Великие джазовые музыканты. 100 историй о музыке, покорившей мир - Игорь Владимирович Цалер
Шрифт:
Интервал:
Закладка:
Вопрос цвета кожи в джазе стоял серьезно с самого начала. Эта музыка получила импульс для развития в годы чудовищных проявлений расизма на Юге США. Когда менеджер Ирвинг Миллс организовал тур оркестра Дюка Эллингтона по южным штатам, руководитель распорядился разместить музыкантов в роскошных пульмановских вагонах, чтобы защитить их от расистских проявлений. Дюк не раз бросал вызов неравенству: в 1941 году он сочинил музыку для мюзикла Jump For Joy — сатиры, высмеивающей расовую нетерпимость. Три месяца все билеты на представления в Лос-Анджелесе раскупались черной публикой на ура, но дельцы шоу-бизнеса сочли постановку слишком смелой для массового зрителя и не допустили ее до Бродвея.

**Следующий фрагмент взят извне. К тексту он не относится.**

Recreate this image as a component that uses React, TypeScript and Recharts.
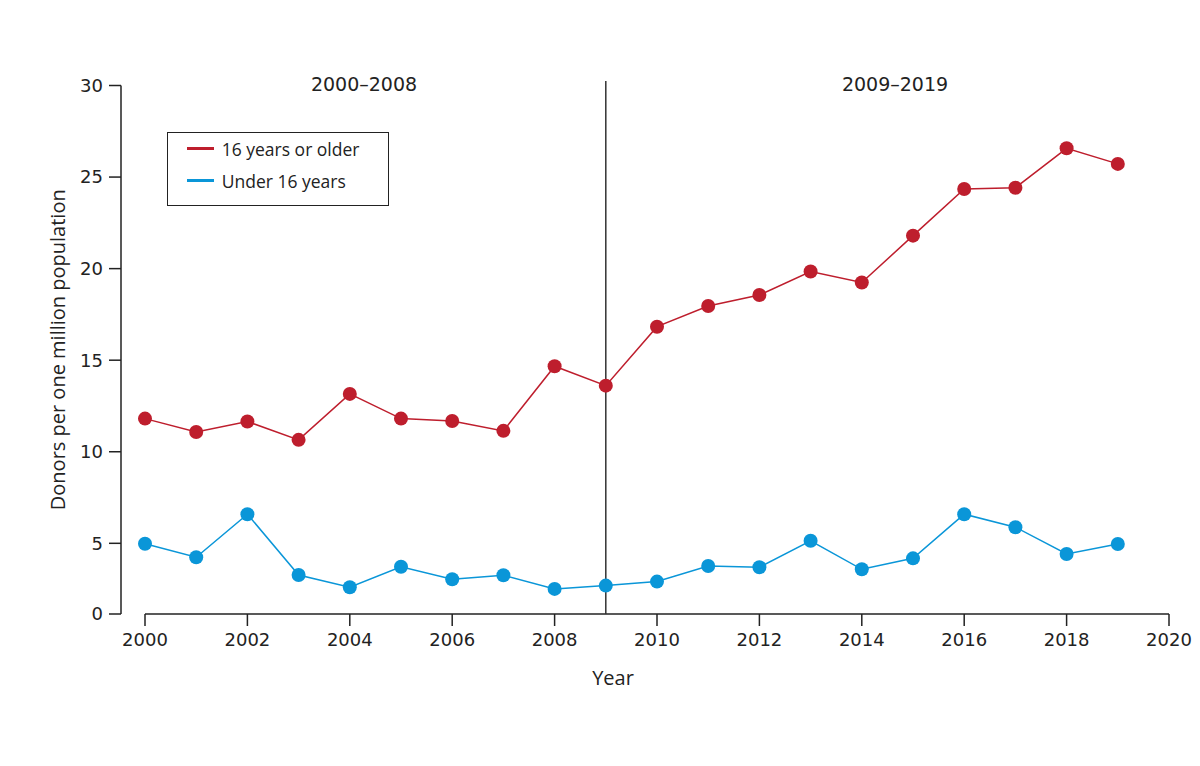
import { LineChart, Line, XAxis, YAxis, ReferenceLine, Legend } from "recharts";

const years = [
  2000, 2001, 2002, 2003, 2004, 2005, 2006, 2007, 2008, 2009,
  2010, 2011, 2012, 2013, 2014, 2015, 2016, 2017, 2018, 2019,
];
const olderRates = [
  11.81, 11.08, 11.65, 10.65, 13.16, 11.81, 11.68, 11.14, 14.67, 13.61,
  16.83, 17.96, 18.56, 19.84, 19.24, 21.8, 24.35, 24.42, 26.57, 25.72,
];
const under16Rates = [
  4.98, 4.24, 6.59, 3.27, 2.6, 3.72, 3.04, 3.26, 2.51, 2.69,
  2.91, 3.76, 3.69, 5.14, 3.58, 4.18, 6.59, 5.88, 4.42, 4.96,
];
const seriesNames = ["16 years or older", "Under 16 years"];
const periodLabels = ["2000–2008", "2009–2019"];
const splitYear = 2009;
const xTicks = [2000, 2002, 2004, 2006, 2008, 2010, 2012, 2014, 2016, 2018, 2020];
const yTicks = [5, 10, 15, 20, 25, 30];
// the source axis stops a little above zero but still labels its bottom "0"
const yFloor = 1.14;

const RED = "#be1e2d";
const BLUE = "#0a96d8";
const INK = "#222";

const data = years.map((year, i) => ({
  year,
  older: olderRates[i],
  under16: under16Rates[i],
}));

const tickStyle = { fill: INK, fontSize: 18, fontFamily: "DejaVu Sans" };

function LegendBox({ payload }: any) {
  return (
    <div
      style={{
        width: 222,
        height: 74,
        boxSizing: "border-box",
        border: `1.5px solid ${INK}`,
        background: "#fff",
        fontFamily: "Open Sans",
        fontSize: 17.5,
        color: INK,
      }}
    >
      {(payload || []).map((entry: any) => (
        <div key={entry.value} style={{ display: "flex", alignItems: "center", height: 32 }}>
          <span
            style={{
              display: "inline-block",
              width: 27,
              height: 2.5,
              marginLeft: 19.5,
              marginRight: 7.5,
              background: entry.color,
            }}
          />
          <span>{entry.value}</span>
        </div>
      ))}
    </div>
  );
}

const periodStyle = {
  position: "absolute" as const,
  top: 76,
  transform: "translate(-50%, -50%)",
  fontFamily: "DejaVu Sans",
  fontSize: 19,
  color: INK,
  whiteSpace: "nowrap" as const,
};

export default function App() {
  return (
    <div style={{ position: "relative", width: 1184, height: 750, background: "#fff" }}>
      <LineChart
        width={1184}
        height={750}
        data={data}
        margin={{ top: 77.5, right: 23, bottom: 68, left: 20 }}
      >
        <XAxis
          dataKey="year"
          type="number"
          domain={[2000, 2020]}
          ticks={xTicks}
          padding={{ left: 24, right: 0 }}
          axisLine={false}
          tickLine={{ stroke: INK, strokeWidth: 1.5 }}
          tickSize={12}
          tickMargin={7}
          tick={tickStyle}
          height={76}
          label={{
            value: "Year",
            position: "insideBottom",
            offset: 5,
            dx: -32,
            style: { fill: INK, fontSize: 20, fontFamily: "Open Sans" },
          }}
        />
        <YAxis
          type="number"
          domain={[yFloor, 30]}
          ticks={[yFloor, ...yTicks]}
          tickFormatter={(v: number) => (v === yFloor ? "0" : String(v))}
          allowDataOverflow
          width={93}
          axisLine={{ stroke: INK, strokeWidth: 1.5 }}
          tickLine={{ stroke: INK, strokeWidth: 1.5 }}
          tickSize={12}
          tickMargin={6}
          tick={tickStyle}
          label={{
            value: "Donors per one million population",
            angle: -90,
            position: "insideLeft",
            offset: 27,
            dx: 3,
            style: { fill: INK, fontSize: 20, fontFamily: "Open Sans", textAnchor: "middle" },
          }}
        />
        <ReferenceLine
          segment={[
            { x: 2000, y: yFloor },
            { x: 2020, y: yFloor },
          ]}
          stroke={INK}
          strokeWidth={1.5}
          ifOverflow="visible"
        />
        <ReferenceLine
          segment={[
            { x: splitYear, y: yFloor },
            { x: splitYear, y: 30.25 },
          ]}
          stroke="#333"
          strokeWidth={1.5}
          ifOverflow="visible"
        />
        <Legend
          layout="vertical"
          align="center"
          verticalAlign="middle"
          content={<LegendBox />}
          wrapperStyle={{ left: 158.7, top: 123.7, width: 222, height: 74 }}
        />
        <Line
          dataKey="older"
          name={seriesNames[0]}
          type="linear"
          stroke={RED}
          strokeWidth={1.5}
          dot={{ r: 7, fill: RED, stroke: "none" }}
          activeDot={false}
          isAnimationActive={false}
        />
        <Line
          dataKey="under16"
          name={seriesNames[1]}
          type="linear"
          stroke={BLUE}
          strokeWidth={1.5}
          dot={{ r: 7, fill: BLUE, stroke: "none" }}
          activeDot={false}
          isAnimationActive={false}
        />
      </LineChart>
      <div style={{ ...periodStyle, left: 356 }}>{periodLabels[0]}</div>
      <div style={{ ...periodStyle, left: 887 }}>{periodLabels[1]}</div>
    </div>
  );
}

Пианист Телониус Монк прилежно учился и даже поступил в престижную школу. Но его разочаровала расистская политика учебного заведения, которая не позволила ему из-за цвета кожи принять участие в музыкальной программе школы. Монку ничего не оставалось, как на второй год бросить учебу ради игры на пианино. И он же стал одним из изобретателей бибопа — музыки, которая откровенно подчеркивала свою черную природу. Гармонии бибопа были нарочито мудреными, а ритмы — непредсказуемыми и бешеными, чтобы ни один белый не смог скопировать эту музыку.
В конце 40-х годов, во время «охоты на ведьм» сенатора Джозефа Маккарти, в число неблагонадежных элементов, по мнению Комиссии по расследованию антиамериканской деятельности, вошли не только коммунисты и им сочувствующие, но и джазмены: все эти подозрительные черные, евреи и итальянцы. Ситуация в черных гетто (таких как Бронкс в Нью-Йорке, Саут-Сайд в Чикаго или Уоттс в Лос-Анджелесе) периодически накалялась до предела, что приводило к бунтам и столкновениям с полицией. Получило распространение даже движение возвращения в Африку — на землю предков, прочь из реакционной Америки. В 50-х годах черные лидеры активно боролись против расовой дискриминации: культурная борьба за признание ценностей афроамериканцев не могла не коснуться и джаза.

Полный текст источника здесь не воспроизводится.